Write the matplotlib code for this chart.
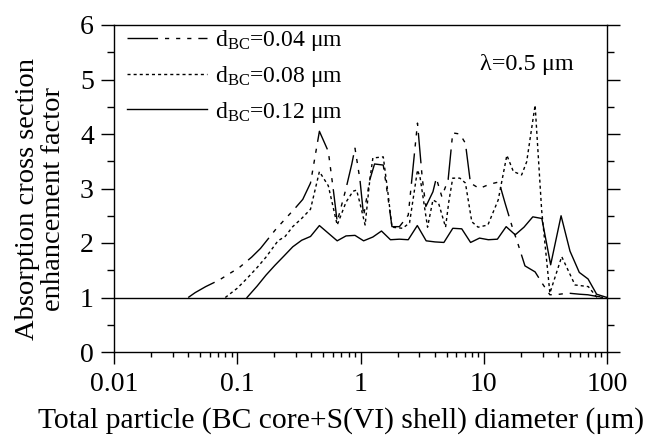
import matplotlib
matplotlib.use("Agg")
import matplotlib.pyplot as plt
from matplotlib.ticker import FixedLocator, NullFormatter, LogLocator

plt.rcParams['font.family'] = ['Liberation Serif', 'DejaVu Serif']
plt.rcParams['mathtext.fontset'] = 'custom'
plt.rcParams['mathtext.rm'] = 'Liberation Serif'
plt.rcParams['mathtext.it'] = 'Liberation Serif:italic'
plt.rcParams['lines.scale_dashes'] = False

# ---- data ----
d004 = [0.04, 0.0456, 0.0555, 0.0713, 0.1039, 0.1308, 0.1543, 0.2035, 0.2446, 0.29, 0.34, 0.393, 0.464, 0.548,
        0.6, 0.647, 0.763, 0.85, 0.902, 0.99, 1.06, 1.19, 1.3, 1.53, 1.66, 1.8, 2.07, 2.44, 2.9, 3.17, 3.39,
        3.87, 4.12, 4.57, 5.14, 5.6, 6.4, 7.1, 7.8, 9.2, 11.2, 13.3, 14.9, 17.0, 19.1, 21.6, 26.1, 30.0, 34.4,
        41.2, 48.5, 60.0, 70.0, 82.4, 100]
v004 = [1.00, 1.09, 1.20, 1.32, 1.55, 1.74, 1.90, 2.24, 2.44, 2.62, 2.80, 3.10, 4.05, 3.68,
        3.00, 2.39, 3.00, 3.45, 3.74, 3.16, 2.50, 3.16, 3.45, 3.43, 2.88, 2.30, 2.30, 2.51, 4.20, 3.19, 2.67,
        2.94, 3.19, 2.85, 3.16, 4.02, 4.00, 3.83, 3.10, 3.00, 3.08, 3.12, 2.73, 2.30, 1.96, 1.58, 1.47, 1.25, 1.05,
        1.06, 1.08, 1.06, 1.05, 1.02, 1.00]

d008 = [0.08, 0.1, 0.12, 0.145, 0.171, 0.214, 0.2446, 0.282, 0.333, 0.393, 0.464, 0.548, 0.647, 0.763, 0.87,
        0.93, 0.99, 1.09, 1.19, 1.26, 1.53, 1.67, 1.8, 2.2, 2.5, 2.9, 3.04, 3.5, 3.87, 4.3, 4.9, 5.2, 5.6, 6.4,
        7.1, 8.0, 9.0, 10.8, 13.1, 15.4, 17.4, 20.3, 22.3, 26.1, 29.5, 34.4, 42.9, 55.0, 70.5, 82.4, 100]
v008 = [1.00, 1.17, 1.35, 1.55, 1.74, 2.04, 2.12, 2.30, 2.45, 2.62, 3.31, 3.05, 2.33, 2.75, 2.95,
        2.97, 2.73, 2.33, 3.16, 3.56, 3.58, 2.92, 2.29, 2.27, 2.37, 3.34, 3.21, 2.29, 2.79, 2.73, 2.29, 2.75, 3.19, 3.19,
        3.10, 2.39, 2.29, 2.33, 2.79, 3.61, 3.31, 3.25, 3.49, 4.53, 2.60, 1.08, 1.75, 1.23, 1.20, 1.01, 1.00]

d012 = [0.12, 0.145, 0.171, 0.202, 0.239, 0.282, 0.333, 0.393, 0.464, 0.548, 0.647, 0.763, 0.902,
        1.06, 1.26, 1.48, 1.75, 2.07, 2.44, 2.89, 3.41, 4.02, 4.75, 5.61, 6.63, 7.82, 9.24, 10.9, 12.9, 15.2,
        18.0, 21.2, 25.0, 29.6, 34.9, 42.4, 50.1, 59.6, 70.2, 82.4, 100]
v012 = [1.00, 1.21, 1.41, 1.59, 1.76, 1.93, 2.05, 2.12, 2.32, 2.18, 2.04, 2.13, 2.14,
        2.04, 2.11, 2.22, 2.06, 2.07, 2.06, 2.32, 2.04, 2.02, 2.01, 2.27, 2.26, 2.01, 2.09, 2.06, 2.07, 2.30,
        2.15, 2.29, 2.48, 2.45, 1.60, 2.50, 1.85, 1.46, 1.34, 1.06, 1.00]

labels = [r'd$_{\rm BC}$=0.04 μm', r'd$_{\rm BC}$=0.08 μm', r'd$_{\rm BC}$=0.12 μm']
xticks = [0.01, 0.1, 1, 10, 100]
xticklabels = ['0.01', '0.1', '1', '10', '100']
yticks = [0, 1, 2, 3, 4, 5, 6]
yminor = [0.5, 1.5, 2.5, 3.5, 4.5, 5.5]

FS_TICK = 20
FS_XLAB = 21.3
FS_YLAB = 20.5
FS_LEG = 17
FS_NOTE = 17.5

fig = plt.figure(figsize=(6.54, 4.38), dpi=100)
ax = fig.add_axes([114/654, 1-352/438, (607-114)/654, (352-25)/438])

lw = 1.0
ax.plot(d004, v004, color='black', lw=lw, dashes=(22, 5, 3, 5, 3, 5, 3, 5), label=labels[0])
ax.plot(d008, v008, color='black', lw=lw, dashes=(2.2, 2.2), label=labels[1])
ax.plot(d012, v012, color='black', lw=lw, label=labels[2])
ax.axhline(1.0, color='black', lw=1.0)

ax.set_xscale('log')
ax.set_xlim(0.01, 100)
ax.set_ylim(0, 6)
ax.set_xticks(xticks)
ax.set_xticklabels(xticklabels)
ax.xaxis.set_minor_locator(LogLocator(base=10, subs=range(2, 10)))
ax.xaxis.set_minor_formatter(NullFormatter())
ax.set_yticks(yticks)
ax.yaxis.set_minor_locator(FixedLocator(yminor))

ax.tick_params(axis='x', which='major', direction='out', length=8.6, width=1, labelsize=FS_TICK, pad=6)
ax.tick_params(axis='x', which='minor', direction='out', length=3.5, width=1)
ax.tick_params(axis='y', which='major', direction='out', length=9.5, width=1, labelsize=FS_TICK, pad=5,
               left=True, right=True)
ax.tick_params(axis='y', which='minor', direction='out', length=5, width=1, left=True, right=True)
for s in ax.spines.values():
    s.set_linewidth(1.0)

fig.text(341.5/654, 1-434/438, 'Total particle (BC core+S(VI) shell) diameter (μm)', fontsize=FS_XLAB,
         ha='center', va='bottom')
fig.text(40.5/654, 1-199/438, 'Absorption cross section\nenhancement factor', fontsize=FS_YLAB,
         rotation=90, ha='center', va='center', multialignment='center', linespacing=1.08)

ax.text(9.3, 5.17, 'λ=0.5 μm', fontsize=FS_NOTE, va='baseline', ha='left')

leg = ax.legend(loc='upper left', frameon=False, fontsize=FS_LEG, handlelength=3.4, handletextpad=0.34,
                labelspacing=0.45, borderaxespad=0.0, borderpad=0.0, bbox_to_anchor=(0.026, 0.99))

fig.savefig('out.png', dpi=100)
# # #
JOB> Reproduce the data above word for word from its first line through the line that holds "plt.rcParams['lines.scale_dashes'] = False", both ends included; skip pictures.

EXERCISE ANSWER>
Write the matplotlib code for this chart.
import matplotlib
matplotlib.use("Agg")
import matplotlib.pyplot as plt
from matplotlib.ticker import FixedLocator, NullFormatter, LogLocator

plt.rcParams['font.family'] = ['Liberation Serif', 'DejaVu Serif']
plt.rcParams['mathtext.fontset'] = 'custom'
plt.rcParams['mathtext.rm'] = 'Liberation Serif'
plt.rcParams['mathtext.it'] = 'Liberation Serif:italic'
plt.rcParams['lines.scale_dashes'] = False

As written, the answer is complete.